Hakim kemudian menanyakan apakah Hatta pernah meminta dipindahkan ke Jakarta dari Sulawesi Selatan setelah SYL menjadi Menteri Pertanian. SYL mengatakan Hatta tidak pernah melaporkan hal tersebut kepadanya.
“Setelah dilantik sebagai menteri, tentunya saudara punya tugas pokok dan fungsi. Kemudian setelah saudara menjabat, apakah Muhammad Hatta ini bertemu dengan saudara atau secara khusus mendatangi saudara? Apakah saudara Muhammad Hatta bermohon untuk pindah dari Sulawesi Selatan ke pusat, salah satunya di Kementan, saudara tahu prosesnya tidak?” tanya hakim.
“Tidak tahu,” jawab SYL.
“Apakah dia pernah datang melapor ke saudara?” tanya hakim.

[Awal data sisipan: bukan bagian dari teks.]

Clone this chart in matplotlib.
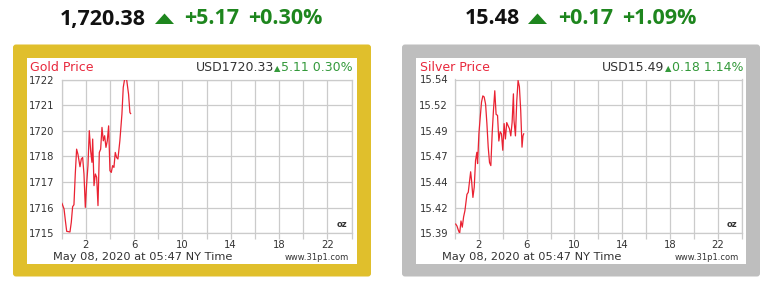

“Sama sekali tidak,” jawab SYL.
SYL mengaku baru mengetahui bahwa Hatta pernah bermohon untuk dipindahkan ke Kementan saat dalam persidangan. Ia mengatakan bahwa penerimaan Hatta di Kementan diurus oleh Kesekjenan.

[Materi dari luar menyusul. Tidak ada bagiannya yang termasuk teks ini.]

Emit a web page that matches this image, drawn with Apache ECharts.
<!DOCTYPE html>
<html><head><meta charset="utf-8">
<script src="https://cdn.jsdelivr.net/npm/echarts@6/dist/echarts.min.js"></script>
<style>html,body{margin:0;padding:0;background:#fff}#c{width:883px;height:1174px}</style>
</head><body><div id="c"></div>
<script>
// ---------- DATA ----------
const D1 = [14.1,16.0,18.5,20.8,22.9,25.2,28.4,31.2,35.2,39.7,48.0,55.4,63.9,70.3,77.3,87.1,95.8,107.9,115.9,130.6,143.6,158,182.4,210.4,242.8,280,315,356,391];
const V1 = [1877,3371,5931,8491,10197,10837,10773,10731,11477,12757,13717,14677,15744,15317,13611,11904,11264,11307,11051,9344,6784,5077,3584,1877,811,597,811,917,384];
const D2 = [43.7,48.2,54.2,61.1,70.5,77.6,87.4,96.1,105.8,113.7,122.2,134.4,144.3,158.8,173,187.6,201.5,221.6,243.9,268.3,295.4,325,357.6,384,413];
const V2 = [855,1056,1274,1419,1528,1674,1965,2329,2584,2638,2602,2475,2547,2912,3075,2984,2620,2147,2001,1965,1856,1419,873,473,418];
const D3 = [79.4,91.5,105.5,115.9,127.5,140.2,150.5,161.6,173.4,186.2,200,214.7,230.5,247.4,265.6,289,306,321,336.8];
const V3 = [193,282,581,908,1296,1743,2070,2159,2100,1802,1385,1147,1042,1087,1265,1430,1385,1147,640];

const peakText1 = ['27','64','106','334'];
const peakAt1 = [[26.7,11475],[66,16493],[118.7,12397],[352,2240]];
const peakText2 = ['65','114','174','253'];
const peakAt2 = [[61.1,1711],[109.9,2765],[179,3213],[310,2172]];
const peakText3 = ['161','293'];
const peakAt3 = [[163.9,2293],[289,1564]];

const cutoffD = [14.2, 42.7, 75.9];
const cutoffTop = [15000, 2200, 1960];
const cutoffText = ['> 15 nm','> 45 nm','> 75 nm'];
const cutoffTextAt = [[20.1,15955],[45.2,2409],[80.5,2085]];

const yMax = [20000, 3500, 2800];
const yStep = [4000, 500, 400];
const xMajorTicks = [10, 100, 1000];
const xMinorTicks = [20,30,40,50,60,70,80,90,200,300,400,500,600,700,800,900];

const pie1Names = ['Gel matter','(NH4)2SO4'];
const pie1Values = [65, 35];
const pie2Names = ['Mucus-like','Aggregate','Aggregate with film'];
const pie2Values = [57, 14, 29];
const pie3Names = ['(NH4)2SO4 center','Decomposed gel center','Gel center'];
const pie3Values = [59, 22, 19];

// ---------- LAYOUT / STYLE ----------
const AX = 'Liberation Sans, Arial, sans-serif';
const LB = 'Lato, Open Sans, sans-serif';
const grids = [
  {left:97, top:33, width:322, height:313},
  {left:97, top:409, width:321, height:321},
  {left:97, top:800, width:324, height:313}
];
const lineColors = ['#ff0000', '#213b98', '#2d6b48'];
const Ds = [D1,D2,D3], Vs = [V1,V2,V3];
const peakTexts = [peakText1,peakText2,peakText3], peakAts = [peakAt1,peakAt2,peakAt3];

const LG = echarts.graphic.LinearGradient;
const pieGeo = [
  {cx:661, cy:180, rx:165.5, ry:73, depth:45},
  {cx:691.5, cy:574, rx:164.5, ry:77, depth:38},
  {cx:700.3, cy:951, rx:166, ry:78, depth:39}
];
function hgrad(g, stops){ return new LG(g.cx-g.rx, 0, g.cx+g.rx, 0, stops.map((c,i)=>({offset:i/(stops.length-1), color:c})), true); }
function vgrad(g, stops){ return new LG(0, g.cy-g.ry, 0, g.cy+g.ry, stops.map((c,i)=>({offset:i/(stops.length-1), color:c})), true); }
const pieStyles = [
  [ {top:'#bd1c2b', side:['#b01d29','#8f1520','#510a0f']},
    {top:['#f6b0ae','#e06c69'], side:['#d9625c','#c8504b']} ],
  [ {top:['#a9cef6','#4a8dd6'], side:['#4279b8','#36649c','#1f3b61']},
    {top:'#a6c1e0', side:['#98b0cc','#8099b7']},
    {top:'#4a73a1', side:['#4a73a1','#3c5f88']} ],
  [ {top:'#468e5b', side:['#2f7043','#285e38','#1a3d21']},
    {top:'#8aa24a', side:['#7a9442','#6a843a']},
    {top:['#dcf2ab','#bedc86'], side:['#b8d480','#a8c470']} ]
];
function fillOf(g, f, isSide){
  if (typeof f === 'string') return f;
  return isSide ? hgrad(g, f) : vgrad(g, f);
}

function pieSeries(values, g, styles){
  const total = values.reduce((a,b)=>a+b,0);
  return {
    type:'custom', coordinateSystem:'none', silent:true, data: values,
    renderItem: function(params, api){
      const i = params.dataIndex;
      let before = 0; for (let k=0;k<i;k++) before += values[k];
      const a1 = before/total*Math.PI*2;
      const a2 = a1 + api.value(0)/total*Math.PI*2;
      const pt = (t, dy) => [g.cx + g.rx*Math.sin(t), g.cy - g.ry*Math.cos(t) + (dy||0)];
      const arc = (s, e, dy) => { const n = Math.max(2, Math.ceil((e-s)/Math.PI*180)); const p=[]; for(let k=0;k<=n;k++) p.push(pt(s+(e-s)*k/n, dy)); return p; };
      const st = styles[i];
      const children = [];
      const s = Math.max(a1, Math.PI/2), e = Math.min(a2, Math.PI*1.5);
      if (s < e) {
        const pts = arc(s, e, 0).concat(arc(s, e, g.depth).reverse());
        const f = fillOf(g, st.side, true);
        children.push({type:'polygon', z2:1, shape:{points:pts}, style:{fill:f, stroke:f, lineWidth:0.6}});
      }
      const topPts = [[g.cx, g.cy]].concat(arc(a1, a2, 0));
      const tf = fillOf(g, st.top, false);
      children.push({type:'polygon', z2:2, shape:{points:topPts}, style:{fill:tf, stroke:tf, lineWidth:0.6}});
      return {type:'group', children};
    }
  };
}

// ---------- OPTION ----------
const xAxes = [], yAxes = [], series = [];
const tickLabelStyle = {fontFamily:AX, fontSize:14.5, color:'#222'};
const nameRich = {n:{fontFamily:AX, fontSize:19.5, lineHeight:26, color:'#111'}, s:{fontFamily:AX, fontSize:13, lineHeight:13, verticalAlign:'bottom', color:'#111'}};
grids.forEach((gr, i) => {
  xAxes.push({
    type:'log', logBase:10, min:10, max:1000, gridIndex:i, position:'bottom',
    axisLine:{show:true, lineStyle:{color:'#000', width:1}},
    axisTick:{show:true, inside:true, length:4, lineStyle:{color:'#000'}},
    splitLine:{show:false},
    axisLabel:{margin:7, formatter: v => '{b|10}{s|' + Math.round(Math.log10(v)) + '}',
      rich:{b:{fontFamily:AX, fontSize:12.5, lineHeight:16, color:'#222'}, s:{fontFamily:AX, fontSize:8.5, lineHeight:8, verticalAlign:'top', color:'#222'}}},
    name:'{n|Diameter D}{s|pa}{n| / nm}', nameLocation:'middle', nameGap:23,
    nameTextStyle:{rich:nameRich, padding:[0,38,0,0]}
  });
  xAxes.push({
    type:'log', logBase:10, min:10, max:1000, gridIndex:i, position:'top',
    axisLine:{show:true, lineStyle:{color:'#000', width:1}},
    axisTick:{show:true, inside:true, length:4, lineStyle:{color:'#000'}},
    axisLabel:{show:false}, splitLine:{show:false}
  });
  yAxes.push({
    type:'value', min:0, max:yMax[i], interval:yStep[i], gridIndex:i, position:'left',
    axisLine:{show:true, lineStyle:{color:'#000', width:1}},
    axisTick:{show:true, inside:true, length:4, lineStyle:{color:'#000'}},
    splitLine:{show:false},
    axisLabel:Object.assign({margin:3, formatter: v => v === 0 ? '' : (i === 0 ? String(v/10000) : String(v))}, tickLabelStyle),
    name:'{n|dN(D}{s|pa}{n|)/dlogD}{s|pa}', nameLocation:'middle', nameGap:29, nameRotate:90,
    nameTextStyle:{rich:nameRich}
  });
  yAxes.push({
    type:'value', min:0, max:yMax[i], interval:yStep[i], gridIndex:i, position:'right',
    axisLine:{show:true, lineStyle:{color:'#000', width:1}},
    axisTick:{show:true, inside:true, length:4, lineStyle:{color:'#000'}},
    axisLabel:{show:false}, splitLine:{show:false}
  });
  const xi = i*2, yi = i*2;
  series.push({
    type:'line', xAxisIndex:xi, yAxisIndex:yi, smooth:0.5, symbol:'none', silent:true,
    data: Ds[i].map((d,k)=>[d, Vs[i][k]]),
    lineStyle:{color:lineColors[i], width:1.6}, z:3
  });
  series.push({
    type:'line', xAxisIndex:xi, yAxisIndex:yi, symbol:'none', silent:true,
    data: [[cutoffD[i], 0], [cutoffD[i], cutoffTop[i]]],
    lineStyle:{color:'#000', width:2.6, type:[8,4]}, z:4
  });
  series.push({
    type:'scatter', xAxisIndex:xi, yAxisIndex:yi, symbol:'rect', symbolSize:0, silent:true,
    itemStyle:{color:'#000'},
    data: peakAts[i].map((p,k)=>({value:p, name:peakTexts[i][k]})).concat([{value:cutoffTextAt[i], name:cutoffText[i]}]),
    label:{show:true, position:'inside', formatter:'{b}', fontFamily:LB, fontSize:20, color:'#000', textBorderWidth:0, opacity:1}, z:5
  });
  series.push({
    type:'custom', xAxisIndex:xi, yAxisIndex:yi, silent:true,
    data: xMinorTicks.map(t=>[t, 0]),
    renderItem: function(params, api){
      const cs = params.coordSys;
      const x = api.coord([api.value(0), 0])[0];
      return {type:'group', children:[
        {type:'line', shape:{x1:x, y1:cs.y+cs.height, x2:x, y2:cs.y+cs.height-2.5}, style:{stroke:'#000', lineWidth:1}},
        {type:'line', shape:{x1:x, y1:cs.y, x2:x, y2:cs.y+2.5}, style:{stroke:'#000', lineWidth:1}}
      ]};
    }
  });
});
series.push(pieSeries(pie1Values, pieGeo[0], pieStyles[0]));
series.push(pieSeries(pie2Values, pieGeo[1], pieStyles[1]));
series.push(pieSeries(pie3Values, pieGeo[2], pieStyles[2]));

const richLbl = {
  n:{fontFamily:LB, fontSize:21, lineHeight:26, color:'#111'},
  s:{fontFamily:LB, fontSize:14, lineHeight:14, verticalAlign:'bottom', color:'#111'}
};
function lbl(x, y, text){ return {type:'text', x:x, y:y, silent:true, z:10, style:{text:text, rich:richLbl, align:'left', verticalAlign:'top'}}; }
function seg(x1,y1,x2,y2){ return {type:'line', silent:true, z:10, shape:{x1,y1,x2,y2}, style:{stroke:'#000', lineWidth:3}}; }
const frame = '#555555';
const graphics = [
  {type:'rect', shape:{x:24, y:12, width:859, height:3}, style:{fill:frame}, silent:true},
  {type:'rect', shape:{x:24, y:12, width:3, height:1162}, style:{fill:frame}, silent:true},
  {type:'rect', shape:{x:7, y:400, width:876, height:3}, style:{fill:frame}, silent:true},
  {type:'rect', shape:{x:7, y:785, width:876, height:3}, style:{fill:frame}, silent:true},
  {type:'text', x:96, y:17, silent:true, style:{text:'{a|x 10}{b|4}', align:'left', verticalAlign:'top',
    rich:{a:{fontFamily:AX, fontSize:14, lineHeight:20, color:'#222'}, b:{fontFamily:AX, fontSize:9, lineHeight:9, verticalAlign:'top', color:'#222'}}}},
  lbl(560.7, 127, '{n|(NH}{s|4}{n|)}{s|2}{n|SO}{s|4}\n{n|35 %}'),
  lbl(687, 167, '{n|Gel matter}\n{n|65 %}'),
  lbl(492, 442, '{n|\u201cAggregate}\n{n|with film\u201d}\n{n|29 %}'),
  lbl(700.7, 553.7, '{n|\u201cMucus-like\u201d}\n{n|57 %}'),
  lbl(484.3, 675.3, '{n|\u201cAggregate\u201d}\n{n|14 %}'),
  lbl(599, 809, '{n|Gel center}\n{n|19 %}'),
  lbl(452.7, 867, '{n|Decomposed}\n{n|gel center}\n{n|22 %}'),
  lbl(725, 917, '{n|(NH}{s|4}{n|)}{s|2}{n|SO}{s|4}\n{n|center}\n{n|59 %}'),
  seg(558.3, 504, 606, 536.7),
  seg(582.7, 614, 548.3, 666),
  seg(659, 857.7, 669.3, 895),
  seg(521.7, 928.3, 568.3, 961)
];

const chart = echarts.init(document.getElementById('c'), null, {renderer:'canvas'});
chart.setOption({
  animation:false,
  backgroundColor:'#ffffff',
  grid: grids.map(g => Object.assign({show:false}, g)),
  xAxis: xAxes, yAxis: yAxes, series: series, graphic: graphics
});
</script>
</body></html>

“Kemudian, pada saat saudara Hatta diterima di Kementan, saudara dapat laporan entah dari mana?” tanya hakim.
“Setelah dia diterima baru saya tahu Hatta pindah,” jawab SYL.
SYL menyatakan bahwa Hatta awalnya adalah staf biasa di Kementan. Ia kemudian menjadi ajudan tidak resmi karena sering datang ke rumah dinasnya di Widya Chandra, Jakarta Selatan.
“Setelah dia jadi ASN, dan hampir setiap waktu dia ada di Wichan, mulailah dia aktif mendampingi saya,” jelas SYL.
“Aktif mendampingi saudara sebagai ajudan, apakah itu ajudan resmi?” tanya hakim.
“Tidak resmi. Dia cuma karena selalu hadir. Kebiasaan saya siapa pun yang ada, saya panggil untuk mendampingi saya,” jawab SYL.
SYL mengatakan bahwa pengangkatan Hatta menjadi ajudan tidak resminya adalah hal biasa. Hakim kemudian mencecar SYL terkait pengangkatan Hatta sebagai Direktur di Kementan.
“Apakah karena kedekatan emosional?” tanya hakim.
“Sebenarnya ini hanya kebiasaan saya, bisa siapa pun. Bukan hanya Hatta,” jawab SYL.
“Bukan karena hubungan emosional saudara lebih mempercayai orang ini daripada orang lain?” tanya hakim.
“Secara emosional normal saja menurut saya, Yang Mulia,” jawab SYL.
Hakim kemudian mempertanyakan proses pengangkatan Hatta sebagai Direktur Pupuk dan Pestisida.
“Saya tidak biasa mencampuri hal-hal yang operasional teknis seperti itu. Oleh karena itu, nanti dia berproses dan saya biasa membiarkan orang-orang yang dekat dengan saya sekalipun berproses sesuai SOP, aturan yang ada. Jadi, saya baru tahu setelah dia selesai,” jawab SYL.
Hakim menekankan bahwa Muhammad Hatta diangkat sebagai Pejabat Direktur Pupuk dan Pestisida sejak Juni 2020.
“Saat Hatta berkarier di Sulawesi Selatan, apakah dia pernah berkarier di Departemen Pertanian?” tanya hakim.
“Tidak, Yang Mulia,” jawab SYL.
SYL didakwa menerima gratifikasi dan memeras anak buah dengan total mencapai Rp 44,5 miliar. SYL didakwa melakukan perbuatan itu bersama Sekjen Kementan nonaktif Kasdi Subagyono dan mantan Direktur Kementan Muhammad Hatta. Namun, ketiganya diadili dalam berkas terpisah.